200 Jahre lang wurde im Restaurant Stocken (1811-2011) gewirtet. Nach dem letzten Pächterabgang stand das legendäre Gasthaus vier Jahre lang leer, bis die SBW Primaria dem denkmalgeschützten Haus im Sommer 2015 neues Leben einhauchte und mit dem Stocken-Bistro in regelmässigen Abständen an die alte Tradition erinnert. Als Gastgeber:innen fungieren 6- bis 13jährige Kinder. Ein beeindruckendes Beispiel handlungsorientierten Lernens.
Von Mark Riklin
ST.GALLEN – «Herzlich willkommen im Stocken-Bistro», empfängt mich Yaro Weber mit erfrischender Stimme am Eingangstor zum Gasthaus des Lernens. Wieviele Gäste heute etwa erwartet werden, frage ich den 9-jährigen Mitarbeiter im schicken Kellner-Look. Etwa 70, sagt Yaro, um die optimistische Prognose wenig später etwas runterzukorrigieren.
Zwischen Gumpiraum und Gaststube
Ich nehme in der denkmalgeschützten Gaststube des ehemaligen Restaurant Stocken Platz, bevor ich mein Gespräch mit Yaro fortsetzen möchte. Schichtwechsel am Eingangstor. Yaro ist bereits auf dem Weg in den Gumpiraum, um sich kurz auszutoben, bevor seine wichtigsten Gäste eintreffen, die er persönlich bedienen will. Wenig später ist es soweit. Yaro’s Mutter trifft ein und füllt mit ihren Freunden einen ganzen Tisch. Gut hat Yaro Unterstützung von seinem jüngeren Bruder Ilay (7), um alle Bestellungen in nützlicher Frist aufzunehmen.

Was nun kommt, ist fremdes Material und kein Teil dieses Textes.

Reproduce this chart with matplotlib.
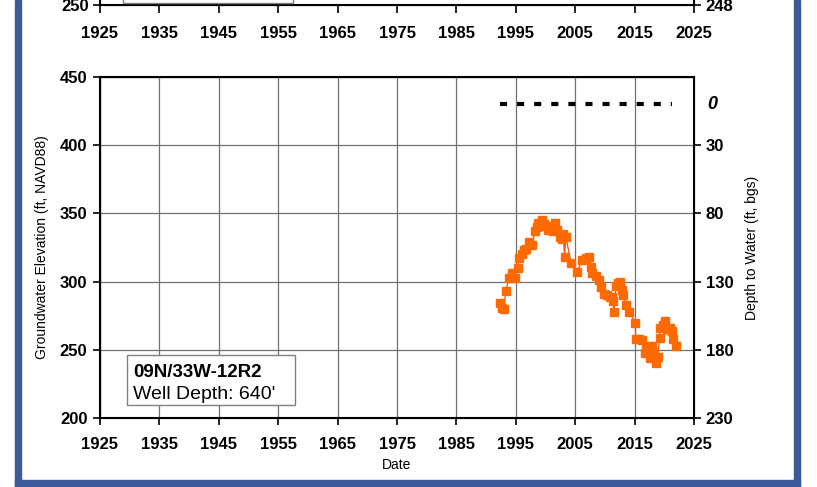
import matplotlib
matplotlib.use("Agg")
import matplotlib.pyplot as plt
from matplotlib.patches import Rectangle

plt.rcParams['font.family'] = ['Liberation Sans', 'DejaVu Sans']

# groundwater elevation readings (ft, NAVD88)
years = [
    1992.3, 1992.6, 1993.0, 1993.3, 1993.9, 1994.4, 1994.9, 1995.3, 1995.6,
    1996.0, 1996.3, 1996.7, 1997.3, 1997.8, 1998.2, 1998.5, 1998.8, 1999.4,
    1999.8, 2000.1, 2000.5, 2000.8, 2001.2, 2001.6, 2002.0, 2002.4, 2002.8,
    2003.0, 2003.2, 2003.4, 2004.3, 2005.3, 2006.2, 2006.8, 2007.3, 2007.7,
    2007.9, 2008.5, 2009.0, 2009.4, 2009.8, 2010.4, 2010.8, 2011.2, 2011.4,
    2011.5, 2011.9, 2012.2, 2012.5, 2012.9, 2013.1, 2013.6, 2014.1, 2015.1,
    2015.2, 2015.7, 2016.2, 2016.7, 2017.0, 2017.3, 2017.6, 2018.0, 2018.3,
    2018.6, 2018.9, 2019.2, 2019.3, 2019.7, 2020.1, 2020.4, 2020.6, 2021.0,
    2021.3, 2021.5, 2021.9,
]
elevation = [
    284, 281, 280, 293, 303, 306, 303, 310, 317,
    320, 323, 324, 329, 327, 337, 340, 343, 345,
    342, 341, 338, 339, 337, 343, 338, 333, 331,
    335, 318, 333, 314, 307, 316, 317, 318, 311,
    306, 304, 301, 296, 291, 290, 289, 289, 286,
    278, 297, 299, 300, 294, 290, 283, 278, 270,
    258, 258, 257, 248, 253, 251, 244, 253, 248,
    240, 245, 259, 266, 268, 271, 265, 265, 266,
    264, 258, 253,
]

# ground surface reference (depth = 0)
ground_years = [1992.3, 2021.3]
ground_elev = 430

xticks = list(range(1925, 2026, 10))
left_ticks = [200, 250, 300, 350, 400, 450]
depth_ticks = [30, 80, 130, 180, 230]

W, H = 817, 487
fig = plt.figure(figsize=(W / 100, H / 100), dpi=100)

L = 100 / W
AW = 594 / W
TICK_FS = 12

# bottom edge of the chart above (cut off)
ax0 = fig.add_axes([L, 1 - 5 / H, AW, 0.3])
ax0.set_xlim(1925, 2025)
ax0.set_ylim(250, 300)
ax0.set_xticks(xticks)
ax0.set_yticks([250])
ax0.tick_params(axis='x', direction='out', length=6, width=1.2, pad=9,
                labelsize=TICK_FS)
ax0.tick_params(axis='y', direction='inout', length=10, width=1.2, pad=3,
                labelsize=TICK_FS)
for lab in ax0.get_xticklabels() + ax0.get_yticklabels():
    lab.set_fontweight('bold')
for s in ax0.spines.values():
    s.set_linewidth(1.5)
ax0t = ax0.twinx()
ax0t.set_ylim(248, 298)
ax0t.set_yticks([248])
ax0t.tick_params(axis='y', direction='inout', length=10, width=1.2, pad=3,
                 labelsize=TICK_FS)
for lab in ax0t.get_yticklabels():
    lab.set_fontweight('bold')
fig.patches.append(Rectangle((123 / W, 1 - 3 / H), 170 / W, 0.1,
                             transform=fig.transFigure, fill=False,
                             edgecolor='#808080', linewidth=1))

# main chart
ax = fig.add_axes([L, 1 - 418 / H, AW, 341 / H])
ax.set_xlim(1925, 2025)
ax.set_ylim(200, 450)
ax.set_xticks(xticks)
ax.set_yticks(left_ticks)
ax.grid(True, color='#707070', linewidth=0.9)
ax.set_axisbelow(True)
ax.tick_params(direction='out', length=5, width=1.2, labelsize=TICK_FS)
ax.tick_params(axis='x', pad=9)
ax.tick_params(axis='y', pad=4)
for lab in ax.get_xticklabels() + ax.get_yticklabels():
    lab.set_fontweight('bold')
for s in ax.spines.values():
    s.set_linewidth(1.5)
ax.set_xlabel('Date', fontsize=10, labelpad=4)
ax.set_ylabel('Groundwater Elevation (ft, NAVD88)', fontsize=10, labelpad=8)

ax.plot(ground_years, [ground_elev, ground_elev], color='black', lw=3,
        dashes=(1.7, 2.4))
ax.plot(years, elevation, color='#e8501a', lw=0.9, marker='s', ms=5.5,
        mfc='#ff6a00', mec='#ff6a00', zorder=3)

ax2 = ax.twinx()
ax2.set_ylim(ground_elev - 200, ground_elev - 450)
ax2.set_yticks(depth_ticks)
ax2.tick_params(direction='out', length=5, width=1.2, labelsize=TICK_FS)
for lab in ax2.get_yticklabels():
    lab.set_fontweight('bold')
ax2.text(1.022, 0, '0', transform=ax2.get_yaxis_transform(), fontsize=13,
         fontweight='bold', fontstyle='italic', va='center', ha='left')
ax2.set_ylabel('Depth to Water (ft, bgs)', fontsize=10, labelpad=8)

# well label box
ax.add_patch(Rectangle((1929.5, 209.5), 28.3, 36.7, fc='white',
                       ec='#808080', lw=1, zorder=4))
ax.text(1930.6, 233.5, '09N/33W-12R2', fontsize=13.5, fontweight='bold',
        va='center', ha='left', zorder=5)
ax.text(1930.6, 217, 'Well Depth: 640\'', fontsize=14,
        va='center', ha='left', zorder=5)

# blue frame
frame = '#3c5a99'
fig.patches.append(Rectangle((15 / W, 0), 6 / W, 1, transform=fig.transFigure,
                             color=frame))
fig.patches.append(Rectangle((794 / W, 0), 6 / W, 1, transform=fig.transFigure,
                             color=frame))
fig.patches.append(Rectangle((15 / W, 1 - 486 / H), 785 / W, 6 / H,
                             transform=fig.transFigure, color=frame))

fig.savefig('out.png', dpi=100)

Handlungsorientiertes Lernen
Mein Platz fällt in den Service-Bereich von Marcin Merz (11), der mich mit Fliege und weissem Hemd bedient und nie aus den Augen lässt. Der Reihe nach serviert er mir mit grosser Sorgfalt Apfelschorle, Kürbissuppe, Gehacktes mit Hörnli und Apfelmus – im Hintergrund diskret unterstützt von Lernbegleiterin Rebekka Eigenmann, Chef de Service. Zum Abschluss schiebt Marcin den Dessertwagen in meine Richtung, lässt mich grosszügig Vanille-Glacé schöpfen und bringt mir die Rechnung. Und dies alles mit viel Stil und Hingabe. «Im Stocken-Bistro wird Gastgebertum, Auftrittskompetenz und angewandte Mathematik in einem gelernt», sagt Lernhausleiterin Judith Kühne Streuli. Ein beeindruckendes Beispiel handlungsorientierten Lernens.
Drei Zimmerstunden
In einem ruhigen Moment erzählt mir Yaro, dass er den gestrigen Zukunftstag im St.Galler Restaurant «Zum goldenen Schäfli» verbrachte. Waldpilze zuschneiden, Salt & Caramel Glacé vorbereiten, anschliessend im Mittags-Service aushelfen. Mega müde sei er von dem vielen Laufen gewesen, sagt er. Nach drei Zimmerstunden war er bereits wieder bereit für den Abend-Service. 52 Franken Trinkgeld habe er bekommen, sagt er stolz. Im Hauptberuf möchte er allerdings Modedesigner werden, Kellner allenfalls als Hobby im Nebenamt. Die ersten Tests hat er mit Bravour bestanden.